▶ Input for this task:
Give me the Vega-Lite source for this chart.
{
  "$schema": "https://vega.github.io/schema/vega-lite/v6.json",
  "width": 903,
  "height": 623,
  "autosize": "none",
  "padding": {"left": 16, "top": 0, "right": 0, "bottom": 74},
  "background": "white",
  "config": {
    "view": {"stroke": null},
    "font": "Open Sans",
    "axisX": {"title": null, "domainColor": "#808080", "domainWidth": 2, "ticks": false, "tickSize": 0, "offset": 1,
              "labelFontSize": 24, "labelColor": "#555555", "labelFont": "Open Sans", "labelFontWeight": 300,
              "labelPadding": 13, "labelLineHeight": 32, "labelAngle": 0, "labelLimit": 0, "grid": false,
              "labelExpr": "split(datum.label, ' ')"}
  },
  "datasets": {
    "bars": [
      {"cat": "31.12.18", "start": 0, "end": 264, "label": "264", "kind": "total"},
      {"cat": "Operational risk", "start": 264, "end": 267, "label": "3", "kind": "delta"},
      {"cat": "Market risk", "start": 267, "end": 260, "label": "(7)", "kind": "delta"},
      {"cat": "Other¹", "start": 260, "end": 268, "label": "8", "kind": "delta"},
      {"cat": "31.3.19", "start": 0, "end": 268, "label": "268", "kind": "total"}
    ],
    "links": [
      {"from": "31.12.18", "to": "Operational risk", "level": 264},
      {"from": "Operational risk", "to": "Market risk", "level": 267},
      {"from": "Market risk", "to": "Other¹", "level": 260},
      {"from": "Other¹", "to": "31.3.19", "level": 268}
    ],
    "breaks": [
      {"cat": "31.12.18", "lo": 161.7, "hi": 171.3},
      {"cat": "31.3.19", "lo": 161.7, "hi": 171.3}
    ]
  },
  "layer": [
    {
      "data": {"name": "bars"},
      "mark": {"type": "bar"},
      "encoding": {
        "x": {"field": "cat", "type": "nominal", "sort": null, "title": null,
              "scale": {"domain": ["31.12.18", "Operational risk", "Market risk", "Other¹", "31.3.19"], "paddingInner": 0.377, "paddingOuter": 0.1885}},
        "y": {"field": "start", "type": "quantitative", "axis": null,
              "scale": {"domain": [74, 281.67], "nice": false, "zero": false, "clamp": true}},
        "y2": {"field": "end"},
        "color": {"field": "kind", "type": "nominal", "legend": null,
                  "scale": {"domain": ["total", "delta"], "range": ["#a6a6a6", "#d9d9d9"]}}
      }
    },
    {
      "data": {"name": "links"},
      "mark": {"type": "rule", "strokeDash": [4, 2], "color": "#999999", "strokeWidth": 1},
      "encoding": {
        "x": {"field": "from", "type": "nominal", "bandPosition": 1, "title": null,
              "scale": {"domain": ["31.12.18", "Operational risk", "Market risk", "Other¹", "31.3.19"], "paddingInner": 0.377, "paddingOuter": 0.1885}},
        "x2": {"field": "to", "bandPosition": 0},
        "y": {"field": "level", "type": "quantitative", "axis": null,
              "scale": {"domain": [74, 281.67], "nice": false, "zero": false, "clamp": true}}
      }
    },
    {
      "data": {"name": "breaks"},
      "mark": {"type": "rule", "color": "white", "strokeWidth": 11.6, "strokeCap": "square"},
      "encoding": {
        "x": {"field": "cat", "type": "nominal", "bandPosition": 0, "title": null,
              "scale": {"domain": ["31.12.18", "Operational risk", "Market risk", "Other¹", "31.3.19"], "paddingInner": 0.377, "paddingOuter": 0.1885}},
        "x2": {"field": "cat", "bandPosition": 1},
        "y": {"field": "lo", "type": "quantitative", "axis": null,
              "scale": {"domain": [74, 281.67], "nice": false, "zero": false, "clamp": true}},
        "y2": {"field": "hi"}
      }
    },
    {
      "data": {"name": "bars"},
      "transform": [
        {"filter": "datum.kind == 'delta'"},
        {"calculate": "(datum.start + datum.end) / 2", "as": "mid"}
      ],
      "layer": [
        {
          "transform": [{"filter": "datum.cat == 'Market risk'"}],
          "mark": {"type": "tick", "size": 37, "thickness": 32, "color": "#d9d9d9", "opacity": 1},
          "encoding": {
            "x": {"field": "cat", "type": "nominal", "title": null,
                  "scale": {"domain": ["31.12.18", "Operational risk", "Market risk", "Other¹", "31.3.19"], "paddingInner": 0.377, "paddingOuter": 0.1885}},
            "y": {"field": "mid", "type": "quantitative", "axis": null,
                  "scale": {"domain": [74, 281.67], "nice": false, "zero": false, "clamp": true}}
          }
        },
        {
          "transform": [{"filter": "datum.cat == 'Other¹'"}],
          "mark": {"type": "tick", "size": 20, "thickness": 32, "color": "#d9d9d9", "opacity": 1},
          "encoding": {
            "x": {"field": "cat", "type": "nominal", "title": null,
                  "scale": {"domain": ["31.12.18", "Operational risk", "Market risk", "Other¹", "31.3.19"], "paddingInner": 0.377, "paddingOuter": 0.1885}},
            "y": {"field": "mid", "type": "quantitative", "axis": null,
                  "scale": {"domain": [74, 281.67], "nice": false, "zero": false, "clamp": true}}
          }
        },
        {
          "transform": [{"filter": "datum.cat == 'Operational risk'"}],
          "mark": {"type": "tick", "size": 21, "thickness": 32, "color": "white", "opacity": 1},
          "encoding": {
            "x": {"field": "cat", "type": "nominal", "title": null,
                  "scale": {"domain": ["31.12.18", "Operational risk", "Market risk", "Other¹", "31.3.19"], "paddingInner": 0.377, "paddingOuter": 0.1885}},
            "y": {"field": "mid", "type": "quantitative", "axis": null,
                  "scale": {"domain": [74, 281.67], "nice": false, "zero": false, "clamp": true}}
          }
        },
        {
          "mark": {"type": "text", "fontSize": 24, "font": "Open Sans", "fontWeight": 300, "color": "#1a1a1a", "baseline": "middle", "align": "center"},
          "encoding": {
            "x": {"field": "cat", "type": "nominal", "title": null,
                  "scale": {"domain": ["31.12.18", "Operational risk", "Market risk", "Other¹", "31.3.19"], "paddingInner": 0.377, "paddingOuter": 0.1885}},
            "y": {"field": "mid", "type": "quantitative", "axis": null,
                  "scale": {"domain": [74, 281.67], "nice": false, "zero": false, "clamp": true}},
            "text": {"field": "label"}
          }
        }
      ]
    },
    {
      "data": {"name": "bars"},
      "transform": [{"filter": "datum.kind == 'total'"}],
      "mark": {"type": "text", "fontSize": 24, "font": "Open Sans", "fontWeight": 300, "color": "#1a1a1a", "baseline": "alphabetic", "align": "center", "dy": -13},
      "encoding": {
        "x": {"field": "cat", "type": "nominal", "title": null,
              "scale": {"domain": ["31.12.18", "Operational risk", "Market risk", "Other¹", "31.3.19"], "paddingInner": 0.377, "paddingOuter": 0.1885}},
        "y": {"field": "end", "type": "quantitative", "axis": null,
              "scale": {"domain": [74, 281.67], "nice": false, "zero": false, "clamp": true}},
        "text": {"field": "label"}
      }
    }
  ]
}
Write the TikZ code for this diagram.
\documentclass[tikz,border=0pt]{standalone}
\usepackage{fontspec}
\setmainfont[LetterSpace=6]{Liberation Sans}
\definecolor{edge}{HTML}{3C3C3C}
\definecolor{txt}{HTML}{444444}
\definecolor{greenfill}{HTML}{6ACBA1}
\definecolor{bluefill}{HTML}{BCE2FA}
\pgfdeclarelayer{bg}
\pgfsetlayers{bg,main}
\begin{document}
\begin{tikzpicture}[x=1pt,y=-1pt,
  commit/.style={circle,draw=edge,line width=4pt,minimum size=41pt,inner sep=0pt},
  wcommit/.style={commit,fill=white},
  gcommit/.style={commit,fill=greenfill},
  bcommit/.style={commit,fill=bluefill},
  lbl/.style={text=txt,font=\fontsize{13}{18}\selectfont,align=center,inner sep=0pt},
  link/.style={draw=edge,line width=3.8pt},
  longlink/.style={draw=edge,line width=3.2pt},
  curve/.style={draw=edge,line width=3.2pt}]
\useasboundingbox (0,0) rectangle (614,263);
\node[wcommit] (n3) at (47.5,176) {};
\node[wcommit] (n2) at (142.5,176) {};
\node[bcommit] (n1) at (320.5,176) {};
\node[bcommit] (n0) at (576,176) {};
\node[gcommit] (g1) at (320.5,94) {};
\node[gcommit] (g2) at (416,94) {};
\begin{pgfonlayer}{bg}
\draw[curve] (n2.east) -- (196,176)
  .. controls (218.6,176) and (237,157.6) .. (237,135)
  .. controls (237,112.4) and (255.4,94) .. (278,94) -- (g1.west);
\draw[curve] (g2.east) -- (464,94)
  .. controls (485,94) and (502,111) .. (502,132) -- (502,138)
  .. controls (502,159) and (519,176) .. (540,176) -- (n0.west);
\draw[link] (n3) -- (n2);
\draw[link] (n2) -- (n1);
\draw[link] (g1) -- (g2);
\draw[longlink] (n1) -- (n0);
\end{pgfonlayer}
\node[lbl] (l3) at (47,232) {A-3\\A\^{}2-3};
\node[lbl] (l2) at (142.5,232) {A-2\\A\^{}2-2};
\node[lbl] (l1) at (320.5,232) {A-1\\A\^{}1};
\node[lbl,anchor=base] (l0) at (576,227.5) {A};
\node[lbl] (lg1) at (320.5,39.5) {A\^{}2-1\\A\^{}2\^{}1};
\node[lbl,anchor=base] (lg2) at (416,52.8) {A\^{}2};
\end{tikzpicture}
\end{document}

▶ Task description: Write out exactly the lines starting with the one that holds "Write the TikZ code for this diagram." and running through the last line above.

▶ Exercise result:
Write the TikZ code for this diagram.
\documentclass[tikz,border=0pt]{standalone}
\usepackage{fontspec}
\setmainfont[LetterSpace=6]{Liberation Sans}
\definecolor{edge}{HTML}{3C3C3C}
\definecolor{txt}{HTML}{444444}
\definecolor{greenfill}{HTML}{6ACBA1}
\definecolor{bluefill}{HTML}{BCE2FA}
\pgfdeclarelayer{bg}
\pgfsetlayers{bg,main}
\begin{document}
\begin{tikzpicture}[x=1pt,y=-1pt,
  commit/.style={circle,draw=edge,line width=4pt,minimum size=41pt,inner sep=0pt},
  wcommit/.style={commit,fill=white},
  gcommit/.style={commit,fill=greenfill},
  bcommit/.style={commit,fill=bluefill},
  lbl/.style={text=txt,font=\fontsize{13}{18}\selectfont,align=center,inner sep=0pt},
  link/.style={draw=edge,line width=3.8pt},
  longlink/.style={draw=edge,line width=3.2pt},
  curve/.style={draw=edge,line width=3.2pt}]
\useasboundingbox (0,0) rectangle (614,263);
\node[wcommit] (n3) at (47.5,176) {};
\node[wcommit] (n2) at (142.5,176) {};
\node[bcommit] (n1) at (320.5,176) {};
\node[bcommit] (n0) at (576,176) {};
\node[gcommit] (g1) at (320.5,94) {};
\node[gcommit] (g2) at (416,94) {};
\begin{pgfonlayer}{bg}
\draw[curve] (n2.east) -- (196,176)
  .. controls (218.6,176) and (237,157.6) .. (237,135)
  .. controls (237,112.4) and (255.4,94) .. (278,94) -- (g1.west);
\draw[curve] (g2.east) -- (464,94)
  .. controls (485,94) and (502,111) .. (502,132) -- (502,138)
  .. controls (502,159) and (519,176) .. (540,176) -- (n0.west);
\draw[link] (n3) -- (n2);
\draw[link] (n2) -- (n1);
\draw[link] (g1) -- (g2);
\draw[longlink] (n1) -- (n0);
\end{pgfonlayer}
\node[lbl] (l3) at (47,232) {A-3\\A\^{}2-3};
\node[lbl] (l2) at (142.5,232) {A-2\\A\^{}2-2};
\node[lbl] (l1) at (320.5,232) {A-1\\A\^{}1};
\node[lbl,anchor=base] (l0) at (576,227.5) {A};
\node[lbl] (lg1) at (320.5,39.5) {A\^{}2-1\\A\^{}2\^{}1};
\node[lbl,anchor=base] (lg2) at (416,52.8) {A\^{}2};
\end{tikzpicture}
\end{document}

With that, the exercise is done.